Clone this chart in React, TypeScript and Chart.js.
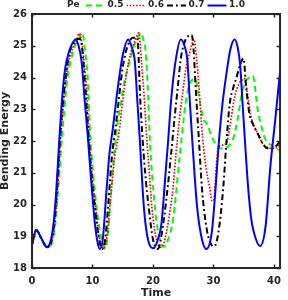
import React, { useEffect, useRef } from "react";
import { Chart, registerables } from "chart.js";

Chart.register(...registerables);

const legendTitle = "Pe";
const seriesLabels = ["0.5", "0.6", "0.7", "1.0"];
const xTitle = "Time";
const yTitle = "Bending Energy";
const xTicks = [0, 10, 20, 30, 40];
const yTicks = [18, 19, 20, 21, 22, 23, 24, 25, 26];

// Pe = 0.5 (green dashed)
const tPe05 = [0, 0.7, 1.5, 2.7, 3.3, 3.8, 4.3, 4.8, 5.3, 5.8, 6.5, 7.1, 7.7, 8.3, 8.8, 9.3, 9.6, 10.1, 10.65, 11.2, 11.7, 12.1, 12.5, 13.0, 13.6, 14.1, 14.7, 15.2, 15.75, 16.3, 16.85, 17.4, 17.95, 18.4, 18.8, 19.2, 19.5, 20.3, 21.0, 21.8, 22.5, 23.3, 24.35, 25.4, 26.2, 27.0, 27.5, 27.9, 28.4, 28.9, 29.7, 30.5, 31.1, 31.9, 32.5, 33.3, 34.0, 34.6, 35.2, 35.9, 36.5, 37.3, 38.0, 38.6, 39.7, 41.0];
const ePe05 = [18.73, 19.2, 18.95, 18.65, 18.8, 19.3, 20.4, 21.7, 22.9, 23.9, 24.6, 25.0, 25.2, 25.42, 24.8, 23.7, 22.3, 21.0, 19.93, 19.2, 18.78, 18.6, 18.98, 20.2, 21.6, 22.5, 23.2, 23.8, 24.24, 24.6, 24.97, 25.2, 25.42, 25.2, 24.8, 23.4, 22.0, 19.93, 19.0, 18.67, 18.9, 19.5, 21.4, 23.2, 23.87, 23.95, 23.5, 23.08, 22.66, 22.56, 22.14, 21.87, 21.77, 21.77, 21.85, 22.1, 22.7, 23.4, 23.85, 24.0, 24.05, 23.0, 22.4, 22.05, 21.85, 21.7];

// Pe = 0.6 (red dotted)
const tPe06 = [0, 0.7, 1.5, 2.6, 3.2, 3.7, 4.2, 4.7, 5.3, 5.8, 6.3, 6.9, 7.4, 7.8, 8.3, 8.7, 9.0, 9.4, 9.9, 10.5, 11.1, 11.9, 12.4, 12.9, 13.6, 14.4, 14.95, 15.6, 16.3, 17.0, 17.65, 18.1, 18.6, 19.0, 19.4, 19.8, 20.6, 21.4, 22.2, 22.8, 23.3, 23.8, 24.35, 24.9, 25.4, 26.1, 26.8, 27.2, 27.6, 28.2, 28.9, 29.4, 29.75, 30.05, 30.5, 30.8, 31.5, 32.15, 32.7, 33.5, 34.2, 34.7, 35.1, 35.6, 36.2, 37.3, 38.1, 38.9, 39.7, 40.5, 41.0];
const ePe06 = [18.73, 19.2, 18.95, 18.65, 18.8, 19.3, 20.4, 22.0, 23.4, 24.2, 24.7, 25.0, 25.2, 25.39, 25.0, 24.3, 23.7, 22.24, 21.0, 19.93, 19.0, 18.62, 19.0, 20.0, 21.4, 22.3, 23.2, 24.1, 24.76, 25.15, 25.41, 24.5, 23.2, 22.0, 21.0, 19.93, 18.88, 18.65, 19.1, 19.8, 20.5, 21.6, 22.66, 23.5, 24.24, 24.8, 25.2, 24.6, 23.7, 22.1, 21.0, 20.5, 20.12, 20.12, 21.3, 21.8, 21.87, 21.93, 22.45, 23.4, 23.8, 23.92, 23.97, 23.5, 22.77, 22.24, 21.93, 21.8, 21.77, 21.8, 21.9];

// Pe = 0.7 (black dash-dot)
const tPe07 = [0, 0.7, 1.5, 2.5, 3.1, 3.6, 4.1, 4.6, 5.2, 5.7, 6.2, 6.8, 7.3, 7.9, 8.3, 8.8, 9.3, 9.8, 10.4, 11.0, 11.6, 12.1, 12.6, 13.2, 13.8, 14.4, 14.9, 15.5, 16.0, 16.6, 17.4, 17.9, 18.3, 18.8, 19.3, 20.0, 20.8, 21.7, 22.4, 23.0, 23.5, 24.1, 24.6, 25.2, 25.8, 26.4, 26.7, 27.05, 27.6, 28.1, 28.9, 29.6, 30.1, 30.8, 31.6, 32.15, 32.7, 33.3, 33.8, 34.4, 34.95, 35.4, 35.9, 36.45, 37.3, 38.1, 38.9, 39.7, 40.5, 41.0];
const ePe07 = [18.73, 19.2, 18.95, 18.65, 18.8, 19.3, 20.4, 22.0, 23.4, 24.2, 24.8, 25.05, 25.2, 25.22, 24.9, 23.7, 22.3, 21.0, 19.9, 19.0, 18.6, 18.9, 20.0, 21.5, 22.4, 23.4, 24.2, 24.8, 25.08, 25.25, 25.25, 23.3, 22.0, 20.8, 19.9, 18.9, 18.6, 19.4, 20.5, 21.6, 22.6, 23.7, 24.6, 25.1, 25.3, 25.34, 24.9, 23.7, 22.0, 20.5, 19.2, 18.75, 18.68, 19.1, 20.5, 22.0, 23.2, 23.7, 24.0, 24.4, 24.6, 23.7, 22.9, 22.56, 22.24, 21.93, 21.77, 21.77, 21.87, 22.0];

// Pe = 1.0 (blue solid)
const tPe10 = [0, 0.7, 1.5, 2.4, 3.0, 3.5, 4.0, 4.5, 5.0, 5.5, 6.1, 6.6, 7.2, 7.7, 8.2, 8.7, 9.2, 9.8, 10.4, 10.8, 11.2, 11.7, 12.3, 12.8, 13.3, 14.2, 15.0, 15.9, 16.5, 17.0, 17.4, 17.8, 18.5, 19.3, 20.1, 20.8, 21.4, 22.0, 22.5, 23.0, 23.8, 24.6, 25.2, 25.7, 26.1, 26.5, 27.3, 28.1, 28.8, 29.7, 30.3, 30.9, 31.5, 32.2, 32.8, 33.5, 34.0, 34.4, 34.8, 35.2, 35.7, 36.2, 36.7, 37.7, 38.6, 39.4, 40.2, 41.0];
const ePe10 = [18.73, 19.2, 18.95, 18.66, 18.8, 19.3, 20.4, 22.0, 23.4, 24.3, 24.8, 25.05, 25.2, 25.0, 24.5, 23.3, 22.2, 20.7, 19.4, 18.85, 18.6, 18.9, 20.4, 21.6, 22.3, 23.7, 24.7, 25.2, 24.95, 24.5, 23.3, 22.1, 19.9, 18.8, 18.62, 18.9, 19.4, 20.8, 22.0, 23.3, 24.6, 25.2, 25.0, 24.5, 23.2, 22.0, 19.9, 18.9, 18.6, 19.1, 20.4, 22.0, 23.2, 24.2, 24.9, 25.2, 24.95, 24.4, 23.2, 22.0, 20.6, 19.6, 19.1, 18.69, 19.3, 21.2, 22.66, 24.18];

const seriesTimes = [tPe05, tPe06, tPe07, tPe10];
const seriesValues = [ePe05, ePe06, ePe07, ePe10];
const seriesColors = ["#00ff00", "#ff0000", "#000000", "#0000ff"];
const seriesDash = [[6, 4], [1.6, 1.6], [6, 3, 1.8, 3], []];
const seriesWidths = [2, 1.7, 2, 2];

const AXIS = "#262626";
const FONT = "'DejaVu Sans', sans-serif";

const framePlugin = {
  id: "frameAndLegend",
  afterDatasetsDraw(chart: any) {
    const { ctx, chartArea: a, scales } = chart;
    ctx.save();
    ctx.strokeStyle = AXIS;
    ctx.lineWidth = 1.5;
    const tl = 3.5;
    xTicks.forEach((v) => {
      const px = Math.round(scales.x.getPixelForValue(v)) + 0.5;
      ctx.beginPath();
      ctx.moveTo(px, a.bottom);
      ctx.lineTo(px, a.bottom - tl);
      ctx.moveTo(px, a.top);
      ctx.lineTo(px, a.top + tl);
      ctx.stroke();
    });
    yTicks.forEach((v) => {
      const py = Math.round(scales.y.getPixelForValue(v)) + 0.5;
      ctx.beginPath();
      ctx.moveTo(a.left, py);
      ctx.lineTo(a.left + tl, py);
      ctx.moveTo(a.right, py);
      ctx.lineTo(a.right - tl, py);
      ctx.stroke();
    });
    ctx.lineWidth = 2;
    ctx.strokeRect(a.left, a.top, a.right - a.left, a.bottom - a.top);
    ctx.restore();
  },
  afterDraw(chart: any) {
    const { ctx } = chart;
    const y = 5;
    ctx.save();
    ctx.font = `bold 9px ${FONT}`;
    ctx.fillStyle = AXIS;
    ctx.textBaseline = "middle";
    ctx.textAlign = "left";
    ctx.fillText(legendTitle, 67, y);
    const x0 = 86;
    const step = 40.5;
    const lineLen = 19;
    chart.data.datasets.forEach((ds: any, i: number) => {
      const x = x0 + i * step;
      ctx.save();
      ctx.strokeStyle = ds.borderColor;
      ctx.lineWidth = ds.borderWidth;
      ctx.setLineDash(ds.borderDash || []);
      ctx.beginPath();
      ctx.moveTo(x, y + 0.5);
      ctx.lineTo(x + lineLen, y + 0.5);
      ctx.stroke();
      ctx.restore();
      ctx.fillText(ds.label, x + lineLen + 2.5, y);
    });
    ctx.restore();
  },
};

export default function App() {
  const ref = useRef<HTMLCanvasElement | null>(null);
  useEffect(() => {
    if (!ref.current) return;
    const datasets = seriesLabels.map((label, i) => ({
      label,
      data: seriesTimes[i].map((t, j) => ({ x: t, y: seriesValues[i][j] })),
      borderColor: seriesColors[i],
      backgroundColor: seriesColors[i],
      borderWidth: seriesWidths[i],
      borderDash: seriesDash[i],
      pointRadius: 0,
      fill: false,
      cubicInterpolationMode: "monotone" as const,
      order: seriesLabels.length - 1 - i,
    }));
    const chart = new Chart(ref.current, {
      type: "line",
      data: { datasets },
      options: {
        animation: false,
        responsive: false,
        maintainAspectRatio: false,
        layout: { padding: { top: 14, right: 2, left: 0, bottom: 0 } },
        plugins: { legend: { display: false }, tooltip: { enabled: false } },
        scales: {
          x: {
            type: "linear",
            min: 0,
            max: 41,
            afterBuildTicks: (s: any) => {
              s.ticks = xTicks.map((v) => ({ value: v }));
            },
            afterFit: (s: any) => {
              s.height = 32;
            },
            grid: { display: false, drawTicks: false },
            border: { display: false },
            ticks: {
              padding: 7,
              color: AXIS,
              font: { family: FONT, size: 10, weight: "bold" },
              maxRotation: 0,
            },
            title: {
              display: true,
              text: xTitle,
              color: AXIS,
              font: { family: FONT, size: 11, weight: "bold", lineHeight: 1 },
              padding: { top: 0, bottom: 1 },
            },
          },
          y: {
            type: "linear",
            min: 18,
            max: 26,
            afterBuildTicks: (s: any) => {
              s.ticks = yTicks.map((v) => ({ value: v }));
            },
            afterFit: (s: any) => {
              s.width = 32;
            },
            grid: { display: false, drawTicks: false },
            border: { display: false },
            ticks: {
              padding: 5,
              color: AXIS,
              font: { family: FONT, size: 10, weight: "bold" },
            },
            title: {
              display: true,
              text: yTitle,
              color: AXIS,
              font: { family: FONT, size: 11, weight: "bold", lineHeight: 1 },
              padding: { top: 0, bottom: 0 },
            },
          },
        },
      },
      plugins: [framePlugin],
    });
    return () => chart.destroy();
  }, []);
  return (
    <div style={{ position: "absolute", left: 0, top: 0, width: 288, height: 300 }}>
      <canvas ref={ref} width={288} height={300} style={{ width: 288, height: 300 }} />
    </div>
  );
}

TASK PROMPT —
Of the lines above, how many contain the string "React"? Only the number is required.

COMPLETE RESPONSE —
2